Deterministic Hat Selection
Apply the full required hat set to every changed surface on every iteration — no impacted-only subset, no fast-track for small diffs, no self-selecting out. Detect the surface types in the diff and apply the mapped hats; the mapping is fixed, so two runs over the same diff select the same hats.
| Surface type detected | Required hats |
|---|---|
| Backend / data-layer logic | correctness + security + data-integrity |
| API / contract change | contract + regression |
| UI change | behavior (run it in a browser) + accessibility |
| Auth / secrets / payments | security (mandatory) |
| Migration / schema change | data-integrity (run against an ephemeral DB branch) |
| Build / config / CI | regression + integration |
Across all detected surfaces, the union always includes correctness, security, testing, architecture, and maintainability. Add a sub-agent for a surface type when it carries distinct risk ownership (security on an auth surface, data-integrity on a migration); the trigger is the surface type's presence, not subjective judgment.
Severity Rubric
Classification is fixed so two runs label the same finding identically:
- critical = data loss, security hole, or a broken core flow.
- high = incorrect behavior on a supported path, or a missing required test.
- medium = regression risk or maintainability hazard.
- low = style or clarity only.
Auto-fix every critical and high finding — bugs, regressions, missing required tests, and clear contract violations — and re-verify each with execution evidence. Medium and low findings are reported; fix them when the change is non-destructive and within the established scope, otherwise present them as options (see Collaboration on Substantive Decisions).
Collaboration on Substantive Decisions
When intended behavior is ambiguous, acceptance criteria conflict, a finding is suspicious-but-not-clearly-wrong, or a fix would change scope/design/product behavior — including subjective style notes, scope changes, destructive changes, and product decisions — surface the interpretations and present the options to the user, each with your recommended answer and its reasoning, before reviewing against an assumed intent or applying the change. Never act on these silently. Do not pause for mechanical choices (which base to diff, which file to open); decide those autonomously and keep moving.
Review Pass Condition
Review PASSES only when ALL hold:
- The Coverage Manifest is complete — 100% of changed surfaces covered with evidence.

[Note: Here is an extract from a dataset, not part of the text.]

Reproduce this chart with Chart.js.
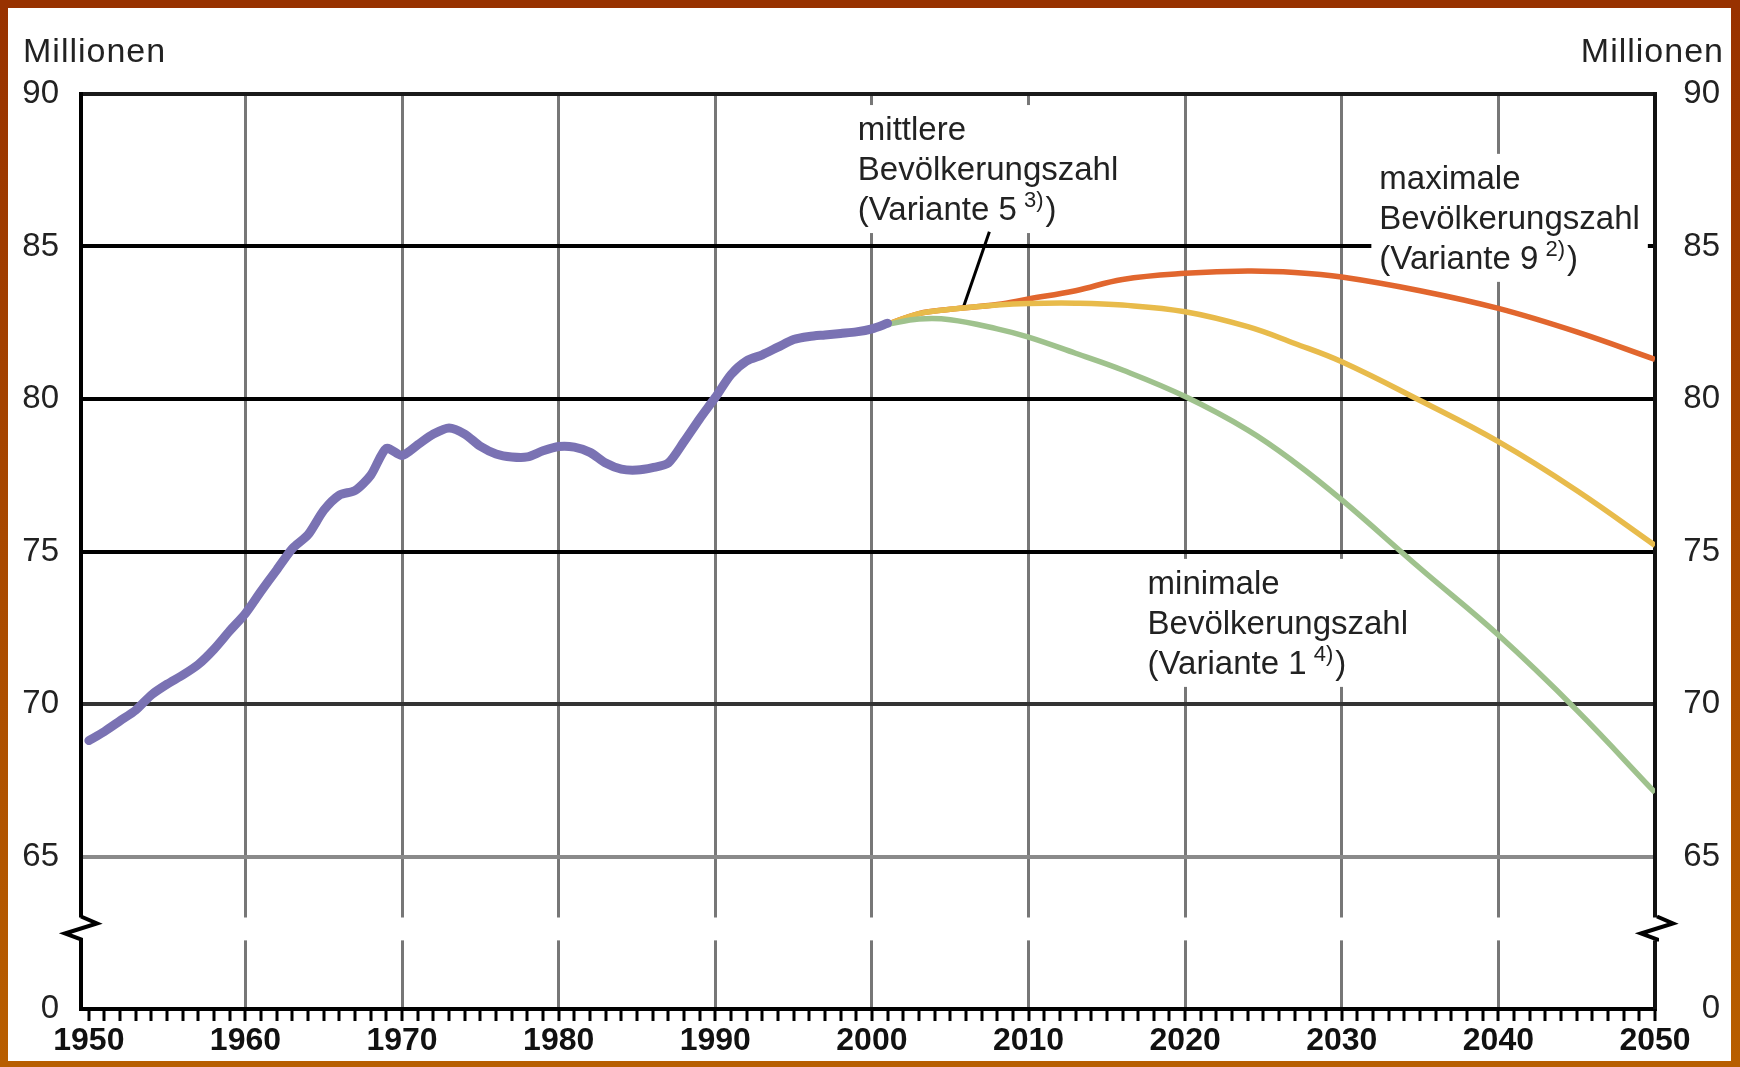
<!DOCTYPE html>
<html>
<head>
<meta charset="utf-8">
<script src="https://cdn.jsdelivr.net/npm/chart.js@4.4.0/dist/chart.umd.min.js"></script>
<style>
  html, body { margin: 0; padding: 0; background: #fff; }
  #wrap { position: relative; width: 1740px; height: 1067px; }
  #frame { position: absolute; left: 0; top: 0; width: 1740px; height: 1067px; box-sizing: border-box;
    border-style: solid; border-width: 8px 9px 6px 8px;
    border-image: linear-gradient(to bottom, #983200, #b85e00) 1; pointer-events: none; }
</style>
</head>
<body>
<div id="wrap">
  <canvas id="populationGraph" width="1740" height="1067"></canvas>
  <div id="frame"></div>
</div>
<script>
// Bevölkerung Deutschland 1950-2001 und Vorausberechnung bis 2050 (Millionen)
var histYears = [1950, 1951, 1952, 1953, 1954, 1955, 1956, 1957, 1958, 1959,
                 1960, 1961, 1962, 1963, 1964, 1965, 1966, 1967, 1968, 1969,
                 1970, 1971, 1972, 1973, 1974, 1975, 1976, 1977, 1978, 1979,
                 1980, 1981, 1982, 1983, 1984, 1985, 1986, 1987, 1988, 1989,
                 1990, 1991, 1992, 1993, 1994, 1995, 1996, 1997, 1998, 1999,
                 2000, 2001];
var histValues = [68.8, 69.1, 69.45, 69.8, 70.3, 70.65, 70.95, 71.3, 71.8, 72.4,
                  72.97, 73.7, 74.4, 75.1, 75.55, 76.35, 76.85, 77.0, 77.5, 78.38,
                  78.15, 78.5, 78.85, 79.05, 78.85, 78.45, 78.2, 78.1, 78.1, 78.3,
                  78.44, 78.42, 78.25, 77.9, 77.7, 77.67, 77.75, 77.9, 78.6, 79.35,
                  80.05, 80.8, 81.25, 81.45, 81.7, 81.95, 82.05, 82.1, 82.15, 82.2,
                  82.3, 82.48];

var projYears  = [2001, 2003, 2005, 2008, 2010, 2013, 2016, 2020, 2024, 2027, 2030, 2035, 2040, 2045, 2050];
var minValues  = [82.45, 82.62, 82.6, 82.3, 82.03, 81.5, 80.95, 80.08, 78.98, 77.92, 76.69, 74.45, 72.26, 69.8, 67.1];
var midValues  = [82.45, 82.8, 82.94, 83.08, 83.13, 83.14, 83.08, 82.86, 82.37, 81.82, 81.22, 79.95, 78.6, 77.0, 75.2];
var maxValues  = [82.45, 82.8, 82.94, 83.1, 83.28, 83.55, 83.92, 84.12, 84.2, 84.15, 84.0, 83.55, 82.97, 82.2, 81.3];

var xTickYears  = [1950, 1960, 1970, 1980, 1990, 2000, 2010, 2020, 2030, 2040, 2050];
var yTickValues = [60, 65, 70, 75, 80, 85, 90];
var yTickLabels = ['0', '65', '70', '75', '80', '85', '90'];

// Beschriftungen an den Kurven (Anker in Jahr / Millionen)
var curveLabels = [
    { lines: ['mittlere', 'Bevölkerungszahl', '(Variante 5 '], note: '3)', at: [1999.1, 88.49] },
    { lines: ['maximale', 'Bevölkerungszahl', '(Variante 9 '], note: '2)', at: [2032.4, 86.89] },
    { lines: ['minimale', 'Bevölkerungszahl', '(Variante 1 '], note: '4)', at: [2017.6, 73.61] }
];
var leaderLine = [[2007.5, 85.48], [2005.8, 82.95]];

var hLineColors = {60: 'rgba(0,0,0,0)', 65: '#8a8a8a', 70: '#333', 75: '#000', 80: '#000', 85: '#000', 90: '#1a1a1a'};
var textFont = '"Liberation Sans", Arial, sans-serif';
Chart.defaults.font.family = textFont;

function toPoints(xs, vs) {
    return xs.map(function (x, i) { return {x: x, y: vs[i]}; });
}

var chartExtras = {
    id: 'chartExtras',
    beforeDatasetsDraw: function (chart) {
        var ctx = chart.ctx, xs = chart.scales.x, ys = chart.scales.y;
        ctx.save();
        curveLabels.forEach(function (lab) {
            var left = xs.getPixelForValue(lab.at[0]);
            var base = ys.getPixelForValue(lab.at[1]);
            ctx.font = '33px ' + textFont;
            var w = 0;
            lab.lines.forEach(function (t) { w = Math.max(w, ctx.measureText(t).width); });
            var last = base + 40 * (lab.lines.length - 1);
            ctx.fillStyle = '#fff';
            ctx.fillRect(left - 8, base - 35, w + 16, last - base + 48);

            ctx.fillStyle = '#222';
            ctx.textAlign = 'left';
            ctx.textBaseline = 'alphabetic';
            lab.lines.forEach(function (t, i) { ctx.fillText(t, left, base + 40 * i); });
            var tx = left + ctx.measureText(lab.lines[lab.lines.length - 1]).width - 2;
            ctx.font = '22px ' + textFont;
            ctx.fillText(lab.note, tx, last - 13);
            tx += ctx.measureText(lab.note).width + 2;
            ctx.font = '33px ' + textFont;
            ctx.fillText(')', tx, last);
        });
        // Hinweislinie zur mittleren Variante
        ctx.strokeStyle = '#000';
        ctx.lineWidth = 3;
        ctx.beginPath();
        ctx.moveTo(xs.getPixelForValue(leaderLine[0][0]), ys.getPixelForValue(leaderLine[0][1]));
        ctx.lineTo(xs.getPixelForValue(leaderLine[1][0]), ys.getPixelForValue(leaderLine[1][1]));
        ctx.stroke();
        ctx.restore();
    },
    afterDraw: function (chart) {
        var ctx = chart.ctx, xs = chart.scales.x, ys = chart.scales.y, area = chart.chartArea;
        ctx.save();
        // kleine Jahresstriche an der x-Achse
        ctx.fillStyle = '#000';
        for (var yr = 1950; yr <= 2050; yr++) {
            var px = xs.getPixelForValue(yr);
            ctx.fillRect(Math.round(px) - 1.5, area.bottom, 3, 12);
        }
        // Achsenbruch
        var yt = ys.getPixelForValue(63), yb = ys.getPixelForValue(62.25);
        ctx.fillStyle = '#fff';
        ctx.fillRect(area.left - 20, yt, area.right - area.left + 40, yb - yt);
        ctx.strokeStyle = '#000';
        ctx.lineWidth = 4;
        ctx.lineJoin = 'miter';
        [area.left, area.right + 2].forEach(function (ax) {
            ctx.beginPath();
            ctx.moveTo(ax, yt - 1);
            ctx.lineTo(ax + 16, yt + 6);
            ctx.lineTo(ax - 16, yt + 16);
            ctx.lineTo(ax, yb - 1);
            ctx.lineTo(ax, yb + 1);
            ctx.stroke();
        });
        // Einheit
        ctx.fillStyle = '#222';
        ctx.font = '34px ' + textFont;
        ctx.letterSpacing = '1px';
        ctx.textBaseline = 'alphabetic';
        ctx.textAlign = 'left';
        ctx.fillText('Millionen', 23, area.top - 32);
        ctx.textAlign = 'right';
        ctx.fillText('Millionen', chart.width - 16, area.top - 32);
        ctx.restore();
    }
};

var populationConfig = {
    type: 'line',
    data: {
        datasets: [{
            label: 'Bevölkerung',
            data: toPoints(histYears, histValues),
            borderColor: '#7a72b3',
            borderWidth: 9,
            tension: 0.25,
            pointRadius: 0,
            borderCapStyle: 'round',
            borderJoinStyle: 'round'
        }, {
            label: 'minimale Bevölkerungszahl',
            data: toPoints(projYears, minValues),
            borderColor: '#9fc28d',
            borderWidth: 5.5,
            tension: 0.4,
            pointRadius: 0
        }, {
            label: 'mittlere Bevölkerungszahl',
            data: toPoints(projYears, midValues),
            borderColor: '#e8bb4b',
            borderWidth: 5.5,
            tension: 0.4,
            pointRadius: 0
        }, {
            label: 'maximale Bevölkerungszahl',
            data: toPoints(projYears, maxValues),
            borderColor: '#e1662e',
            borderWidth: 5.5,
            tension: 0.4,
            pointRadius: 0
        }]
    },
    options: {
        responsive: false,
        animation: false,
        devicePixelRatio: 1,
        layout: { padding: { left: 0, right: 20, top: 94, bottom: 0 } },
        plugins: {
            legend: { display: false },
            tooltip: { enabled: false }
        },
        scales: {
            x: {
                type: 'linear',
                min: 1949.5,
                max: 2050,
                afterBuildTicks: function (s) { s.ticks = xTickYears.map(function (v) { return {value: v}; }); },
                afterFit: function (s) { s.height = 58; },
                grid: {
                    drawTicks: false,
                    lineWidth: 3,
                    color: function (c) {
                        var v = c.tick && c.tick.value;
                        return (v === 1950 || v === 2050) ? 'rgba(0,0,0,0)' : '#777';
                    }
                },
                border: { color: '#000', width: 4 },
                ticks: {
                    autoSkip: false,
                    maxRotation: 0,
                    padding: 13,
                    color: '#111',
                    font: { size: 32, weight: 'bold' },
                    callback: function (v) { return String(v); }
                }
            },
            y: {
                position: 'left',
                min: 60,
                max: 90,
                afterBuildTicks: function (s) { s.ticks = yTickValues.map(function (v) { return {value: v}; }); },
                afterFit: function (s) { s.width = 81; },
                grid: {
                    drawTicks: false,
                    lineWidth: 4,
                    color: function (c) { return hLineColors[c.tick && c.tick.value] || '#000'; }
                },
                border: { color: '#000', width: 4 },
                ticks: {
                    padding: 22,
                    color: '#222',
                    font: { size: 33 },
                    callback: function (v) { return yTickLabels[yTickValues.indexOf(v)]; }
                }
            },
            y2: {
                position: 'right',
                min: 60,
                max: 90,
                afterBuildTicks: function (s) { s.ticks = yTickValues.map(function (v) { return {value: v}; }); },
                afterFit: function (s) { s.width = 65; },
                grid: { display: false, drawTicks: false },
                border: { color: '#111', width: 4 },
                ticks: {
                    crossAlign: 'far',
                    color: '#222',
                    font: { size: 33 },
                    callback: function (v) { return yTickLabels[yTickValues.indexOf(v)]; }
                }
            }
        }
    },
    plugins: [chartExtras]
};

var populationCtx = document.getElementById('populationGraph');
var populationChart = new Chart(populationCtx, populationConfig);
</script>
</body>
</html>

- Every per-dimension completion requirement is met.
- Every critical and high finding is fixed and re-verified with execution evidence.
- Impacted tests were actually run and pass (
total > 0,failed == 0,errored == 0). - No verification remains in BLOCKED state without an exhausted, logged acquisition attempt.
At the Review → QA boundary, present what review produced, name QA as the next phase, and wait for an explicit approval word ("go", "proceed", "approved", "continue", "next", "lgtm", "do it"). A vague acknowledgment ("ok", "sure") does not cross the boundary. Only after approval, and only with the Pass Condition met, continue to QA — unless the user requested review only.
Output
Return a review summary: the Coverage Manifest, issues found by severity, fixes applied with their re-verification evidence, checks rerun (commands + exit codes), and any BLOCKED verification with its acquisition-log reference. There is no "no issues found, gaps noted" outcome: an open test gap or residual risk is itself a finding that must be closed by running the test or escalated as a blocking finding before review can pass.